Plant pollution

To the editor:

The hostile response of the Sunflower Electric officials, to the commendable action taken by Lawrence city officials to oppose construction of the Holcomb coal-fired electricity plant, shouldn’t surprise anyone. Sunflower’s people want you to believe that the deadly mercury it will spew into our air, water and land, and the 14 million tons of global-warming-causing carbon dioxide the plant would produce, are no big deal and certainly not the business of eastern Kansans. Since carbon dioxide isn’t regulated and mercury emissions are permitted by our lax state laws, Sunflower officials can tell people they aren’t in violation of any regulations with their plant.

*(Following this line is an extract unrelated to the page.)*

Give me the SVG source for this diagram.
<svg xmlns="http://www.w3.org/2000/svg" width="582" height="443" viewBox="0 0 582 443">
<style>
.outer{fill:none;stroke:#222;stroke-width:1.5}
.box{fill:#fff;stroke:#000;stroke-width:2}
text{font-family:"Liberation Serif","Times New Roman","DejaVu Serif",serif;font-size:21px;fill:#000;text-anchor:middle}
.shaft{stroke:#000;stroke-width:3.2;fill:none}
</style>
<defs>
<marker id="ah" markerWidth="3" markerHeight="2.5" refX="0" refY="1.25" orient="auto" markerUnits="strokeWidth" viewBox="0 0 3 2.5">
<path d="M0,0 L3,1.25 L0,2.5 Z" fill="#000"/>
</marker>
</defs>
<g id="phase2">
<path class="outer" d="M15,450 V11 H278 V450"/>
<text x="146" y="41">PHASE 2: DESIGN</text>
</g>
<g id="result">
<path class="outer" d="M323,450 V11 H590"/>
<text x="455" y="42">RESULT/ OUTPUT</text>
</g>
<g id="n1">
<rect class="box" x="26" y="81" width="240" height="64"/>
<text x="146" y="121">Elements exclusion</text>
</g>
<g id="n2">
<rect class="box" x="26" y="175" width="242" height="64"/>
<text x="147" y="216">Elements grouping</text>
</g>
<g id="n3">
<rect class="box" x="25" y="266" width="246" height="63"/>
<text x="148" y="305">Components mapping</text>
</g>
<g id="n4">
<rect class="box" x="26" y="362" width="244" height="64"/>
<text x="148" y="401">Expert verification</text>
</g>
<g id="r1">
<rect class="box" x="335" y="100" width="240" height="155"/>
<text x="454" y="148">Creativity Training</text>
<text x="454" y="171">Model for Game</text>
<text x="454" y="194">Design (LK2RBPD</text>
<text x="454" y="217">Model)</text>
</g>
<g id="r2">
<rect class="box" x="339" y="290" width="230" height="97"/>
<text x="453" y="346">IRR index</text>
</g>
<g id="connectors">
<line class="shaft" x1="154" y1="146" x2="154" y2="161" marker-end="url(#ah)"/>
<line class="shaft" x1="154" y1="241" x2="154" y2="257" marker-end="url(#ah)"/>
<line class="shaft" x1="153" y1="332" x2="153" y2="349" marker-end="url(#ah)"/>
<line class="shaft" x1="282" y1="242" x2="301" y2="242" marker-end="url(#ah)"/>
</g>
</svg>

Remember DDT? Tobacco? They weren’t regulated either until too many people had been killed or damaged in some way by them. Mercury and carbon dioxide are just like those earlier poisons. And the prevailing winds in Kansas will blow Sunflower’s poisons right at us and others in this part of the state. So it is our business!

Sunflower’s plant will use 8 billion gallons of precious aquifer water a year at a time when that supply is already in danger of being depleted. If central and western Kansas farms and communities begin to suffer or fail because of a lack of water, all Kansans will pay. So it is our business to stop the damage the Sunflower plant will do!

We should all thank Lawrence’s city officials for doing the right thing by opposing the Sunflower plant.